La política de Mirabeau no tuvo claroscuros, fue diáfana. Como en la historia de su siglo se puede comprobar, fue la obra más clara que se intentó en la Revolución Francesa. Si algo puede causarnos sorpresa y maravilla, es que este hombre, ajeno a las Cancillerías y a la Administración, ocupado en un tráfago perpetuo de amores turbulentos, de pleitos, de canalladas, que rueda de prisión en prisión, de deuda en deuda, de fuga en fuga, súbitamente, con ocasión de los Estados Generales, se convierta en un hombre público e improvise, podría decirse en pocas horas, toda una política nueva, que va a ser la política del siglo XIX, la Monarquía constitucional. Y no vagamente, sino en todos sus detalles, no sólo los principios, sino los gestos, la terminología, el estilo y la emoción del liberalismo democrático.
Pero el pensamiento político, como sabemos, no es toda la política, sino sólo una dimensión de la misma. La dimensión restante es la actuación, la praxis. Seguramente sin haberlo previsto él mismo, Mirabeau encuentra dentro de sí mismo, mágicamente presto, el formidable instrumento para la nueva forma de la vida pública: la oratoria romántica. Relata la historia, que el efecto de su primer discurso fue electrizante. “En el tumultuoso preludio de las Comunas, no se había oído aún nada comparable en fuerza y dignidad; fue como una delicia nueva, porque la elocuencia es el encanto de los hombres reunidos”.
Algunos dirán que todo eso era mera retórica. Ya sería bastante que fuera mera retórica – a ver si un día de estos escribo sobre la importancia de la retórica en política - , pero no, era algo más. Era también su valor personal, característica de los grandes políticos. El valor ante los encrespamientos multitudinarios. Si la Asamblea Nacional se levantaba entera contra él, Mirabeau no se inmutaba, no perdía ni una pizca de su serenidad; al contrario, su mente se aguzaba, penetraba mejor la situación, la hacía transparente, y acababa poniendo de su lado aquella misma Asamblea, unos minutos antes tan arisca y tan fiera con él (a eso los franceses lo llaman “déterminer le troupeau”. Cuentan que en un discurso, Mirabeau le respondió a Robespierre, otro titán: “Joven, la exaltación de los principios, no es lo sublime de los principios”.
Talleyrand |
Su muerte prematura (42 años) fue declarada desdicha nacional, y su enorme cadáver inauguró el Panteón de los Grandes Hombres.

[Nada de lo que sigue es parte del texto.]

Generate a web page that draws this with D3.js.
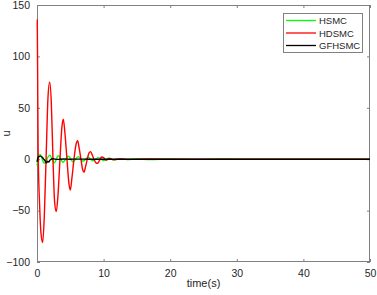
<!DOCTYPE html>
<html>
<head>
<meta charset="utf-8">
<script src="https://cdn.jsdelivr.net/npm/d3@7"></script>
<style>
  body { margin: 0; background: #fff; }
  text { font-family: "Liberation Sans", Arial, sans-serif; fill: #262626; }
</style>
</head>
<body>
<div id="chart"></div>
<script>
// series: [time, u]
var hsmc = [
  [0, -6], [0.45, 4.5], [1.1, -4], [1.9, 4], [2.6, -3.5], [3.2, 3.5], [3.9, -3],
  [4.7, 3], [5.4, -2.5], [6.2, 2.5], [6.9, -2], [7.7, 2], [8.4, -1.5], [9.2, 1.5],
  [10, -1.2], [10.8, 1], [11.6, -0.7], [12.5, 0.5], [13.5, -0.4], [15, 0.3],
  [17, -0.3], [20, 0.2], [24, -0.2], [28, 0.2], [33, -0.1], [38, 0.1], [44, -0.1], [50, 0]
];
var hdsmc = [
  [0.04, 136], [0.09, 90], [0.17, 9], [0.4, -46], [0.6, -72], [0.85, -81], [1.1, -55],
  [1.4, 9], [1.65, 60], [1.9, 75], [2.15, 55], [2.4, 0], [2.65, -42], [2.9, -51],
  [3.15, -35], [3.45, 0], [3.75, 32], [3.95, 39], [4.2, 25], [4.5, 0], [4.8, -24],
  [5.0, -30], [5.25, -18], [5.55, 0], [5.85, 14], [6.1, 18], [6.35, 10], [6.6, 0],
  [6.85, -10], [7.05, -12.6], [7.3, -7], [7.55, 0], [7.8, 6], [8.05, 7.4], [8.3, 4],
  [8.55, 0], [8.85, -3.5], [9.1, -4], [9.4, -1], [9.7, 2.2], [10, 1.5], [10.4, -1],
  [10.9, 0.8], [11.5, -0.5], [12.5, 0.3], [14, -0.2], [17, 0.15], [22, -0.1],
  [30, 0.1], [40, -0.1], [50, 0]
];
var gfhsmc = [
  [0, -2.5], [0.2, 2.2], [0.55, 3], [0.9, 1], [1.2, -1.5], [1.45, -3.5], [1.6, -2],
  [1.75, -2.8], [2.0, -0.5], [2.4, 0.4], [3.0, -0.2], [4, 0.2], [5, 0], [6, 0.1],
  [8, 0], [50, 0]
];
var seriesNames = ["HSMC", "HDSMC", "GFHSMC"];
var seriesColors = ["#00ff00", "#ff0000", "#000000"];
var xTicks = [0, 10, 20, 30, 40, 50];
var yTicks = [-100, -50, 0, 50, 100, 150];

var width = 377, height = 295;
var plot = {left: 37, right: 370, top: 5, bottom: 262};

var svg = d3.select('#chart').append('svg')
  .attr('width', width)
  .attr('height', height);

var x = d3.scaleLinear().domain([0, 50]).range([plot.left, plot.right]);
var y = d3.scaleLinear().domain([-100, 150]).range([plot.bottom, plot.top]);

svg.append('clipPath').attr('id', 'clip')
  .append('rect')
  .attr('x', plot.left - 1).attr('y', plot.top)
  .attr('width', plot.right - plot.left + 1).attr('height', plot.bottom - plot.top);

// axes, ticks inward, box on
var axisColor = '#808080';
var tickLen = 3;
function styleAxis(g) {
  g.select('.domain').remove();
  g.selectAll('.tick line').attr('stroke', axisColor);
  g.selectAll('.tick text')
    .style('font-family', '"Liberation Sans", Arial, sans-serif')
    .style('font-size', '10.5px')
    .attr('fill', '#262626');
}
svg.append('g')
  .attr('transform', 'translate(0,' + plot.bottom + ')')
  .call(d3.axisBottom(x).tickValues(xTicks).tickSizeInner(-tickLen).tickSizeOuter(0).tickPadding(8))
  .call(styleAxis);
svg.append('g')
  .attr('transform', 'translate(0,' + plot.top + ')')
  .call(d3.axisTop(x).tickValues(xTicks).tickSizeInner(-tickLen).tickSizeOuter(0).tickFormat(''))
  .call(styleAxis);
svg.append('g')
  .attr('transform', 'translate(' + plot.left + ',0)')
  .call(d3.axisLeft(y).tickValues(yTicks).tickSizeInner(-tickLen).tickSizeOuter(0).tickPadding(7))
  .call(styleAxis);
svg.append('g')
  .attr('transform', 'translate(' + plot.right + ',0)')
  .call(d3.axisRight(y).tickValues(yTicks).tickSizeInner(-tickLen).tickSizeOuter(0).tickFormat(''))
  .call(styleAxis);

svg.append('rect')
  .attr('x', plot.left + 0.5).attr('y', plot.top + 0.5)
  .attr('width', plot.right - plot.left - 1).attr('height', plot.bottom - plot.top - 1)
  .attr('fill', 'none')
  .attr('stroke', axisColor)
  .attr('stroke-width', 1);

var line = d3.line()
  .x(function(d) { return x(d[0]); })
  .y(function(d) { return y(d[1]); })
  .curve(d3.curveMonotoneX);

var lines = svg.append('g').attr('clip-path', 'url(#clip)');
[hsmc, hdsmc, gfhsmc].forEach(function(s, i) {
  lines.append('path')
    .datum(s)
    .attr('fill', 'none')
    .attr('stroke', seriesColors[i])
    .attr('stroke-width', 1.4)
    .attr('d', line);
});

// labels
svg.append('text')
  .attr('x', (plot.left + plot.right) / 2)
  .attr('y', 287)
  .attr('text-anchor', 'middle')
  .style('font-size', '11px')
  .text('time(s)');
svg.append('text')
  .attr('transform', 'translate(10,' + ((plot.top + plot.bottom) / 2) + ') rotate(-90)')
  .attr('text-anchor', 'middle')
  .style('font-size', '11px')
  .text('u');

// legend
var lg = svg.append('g').attr('transform', 'translate(283,13)');
lg.append('rect')
  .attr('x', 0.5).attr('y', 0.5)
  .attr('width', 79).attr('height', 39)
  .attr('fill', '#fff')
  .attr('stroke', axisColor);
seriesNames.forEach(function(name, i) {
  var yy = 7.5 + i * 12.5;
  lg.append('line')
    .attr('x1', 3).attr('x2', 33)
    .attr('y1', yy).attr('y2', yy)
    .attr('stroke', seriesColors[i])
    .attr('stroke-width', 1.3);
  lg.append('text')
    .attr('x', 36).attr('y', yy + 3.5)
    .style('font-size', '9.5px')
    .text(name);
});
</script>
</body>
</html>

Pero he aquí que poco después, fueron descubiertas las pruebas de su venalidad. Enseguida el pedante que siempre está a punto, a la sazón Joseph Chénier, pidió la palabra en la Asamblea, y propuso que los restos de Mirabeau fueran extraídos del Panteón “considerando que no hay grande hombre sin virtud”. ¡La gran frase!

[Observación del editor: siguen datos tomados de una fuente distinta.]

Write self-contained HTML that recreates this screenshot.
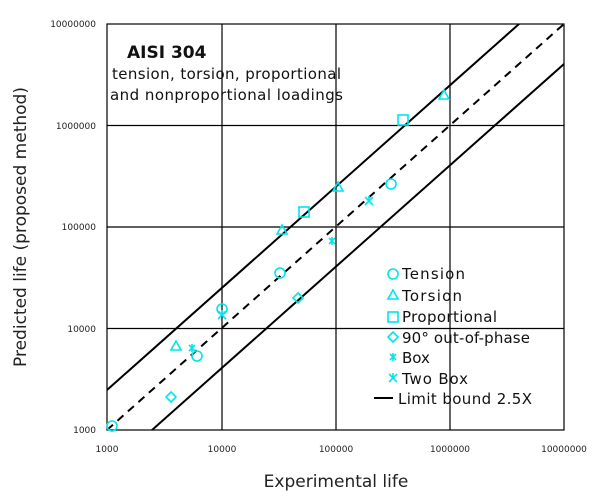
<!DOCTYPE html><html><head><style>body{margin:0;background:#fff}svg{font-family:"DejaVu Sans","Liberation Sans",sans-serif}</style></head><body>
<svg width="600" height="497" xmlns="http://www.w3.org/2000/svg">
<defs><clipPath id="c"><rect x="107" y="24" width="457" height="406"/></clipPath></defs>
<g stroke="#000" stroke-width="1.2">
<line x1="222" y1="24" x2="222" y2="430"/><line x1="336" y1="24" x2="336" y2="430"/><line x1="450" y1="24" x2="450" y2="430"/>
<line x1="107" y1="125.5" x2="564" y2="125.5"/><line x1="107" y1="227" x2="564" y2="227"/><line x1="107" y1="328.5" x2="564" y2="328.5"/>
<rect x="107" y="24" width="457" height="406" fill="none"/>
</g>
<g id="ticks" stroke="#000" stroke-width="1"></g>
<g clip-path="url(#c)" stroke="#000" stroke-width="2" fill="none">
<line x1="107" y1="430" x2="564" y2="24" stroke-dasharray="8,6"/>
<line x1="107" y1="390" x2="564" y2="-16"/>
<line x1="107" y1="470" x2="564" y2="64"/>
</g>
<g fill="none" stroke="#00e5ee" stroke-width="1.6">
<circle cx="112" cy="426" r="5"/><circle cx="197" cy="356" r="5"/><circle cx="222" cy="309" r="5"/><circle cx="280" cy="273" r="5"/><circle cx="391" cy="184" r="5"/>
<path d="M176 341l5 9h-10zM282 225l5 9h-10zM338 182l5 9h-10zM444 90l5 9h-10z"/>
<rect x="299" y="207" width="10" height="10"/><rect x="398" y="115" width="10" height="10"/>
<path d="M171 392l5 5-5 5-5-5zM298 293l5 5-5 5-5-5z"/>
<path d="M329 238l6 6M335 238l-6 6M332 237v8M189 345l6 6M195 345l-6 6M192 344v8"/>
<path d="M365 197l8 8M373 197l-8 8M369 196v5M218 311l8 8M226 311l-8 8M222 310v5"/>
<circle cx="393" cy="274" r="5"/><path d="M393 290l5 9h-10z"/><rect x="388" y="312" width="10" height="10"/><path d="M393 332l5 5-5 5-5-5z"/><path d="M390 354l6 6M396 354l-6 6M393 353v8M389 374l8 8M397 374l-8 8M393 373v5"/>
</g>
<line x1="374" y1="398" x2="393" y2="398" stroke="#000" stroke-width="2"/>
<g font-size="15" fill="#111">
<text x="402" y="279" textLength="63">Tension</text><text x="402" y="301" textLength="60">Torsion</text><text x="402" y="322" textLength="95">Proportional</text><text x="402" y="343" textLength="128">90° out-of-phase</text><text x="402" y="363">Box</text><text x="402" y="384" textLength="66">Two Box</text><text x="398" y="404" textLength="134">Limit bound 2.5X</text>
<text x="127" y="58" font-weight="bold" font-size="17">AISI 304</text>
<text x="112" y="79" textLength="229">tension, torsion, proportional</text><text x="110" y="100" textLength="233">and nonproportional loadings</text>
</g>
<g font-size="9" fill="#222" text-anchor="middle">
<text x="107" y="452">1000</text><text x="222" y="452">10000</text><text x="336" y="452">100000</text><text x="450" y="452">1000000</text><text x="564" y="452">10000000</text>
</g>
<g font-size="9" fill="#222" text-anchor="end">
<text x="96" y="27">10000000</text><text x="96" y="129">1000000</text><text x="96" y="230">100000</text><text x="96" y="332">10000</text><text x="96" y="433">1000</text>
</g>
<text x="336" y="487" font-size="17" fill="#222" text-anchor="middle">Experimental life</text>
<text transform="translate(26,227) rotate(-90)" font-size="17" fill="#222" text-anchor="middle">Predicted life (proposed method)</text>
<script>
var g=document.getElementById('ticks'),s='';
for(var d=0;d<4;d++)for(var k=2;k<10;k++){var f=Math.log10(k);
var x=107+(d+f)*114.25;s+='<line x1="'+x+'" y1="430" x2="'+x+'" y2="426"/>';
var y=430-(d+f)*101.5;s+='<line x1="107" y1="'+y+'" x2="111" y2="'+y+'"/>';}
g.innerHTML=s;
</script>
</svg></body></html>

Todo ello nos plantea una interesante cuestión, que no está entre mis aptitudes contestar ¿Por qué la historia de Mirabeau recuerda tanto a la de Cesar y, en varia medida, la de casi todos los grandes políticos? Con rara coincidencia, el gran político ha repetido siempre el mismo tipo de hombre, hasta en los detalle de su fisiología.
Pues eso.
Palma. Ca’n Pastilla a 14 de Febrero del 2019.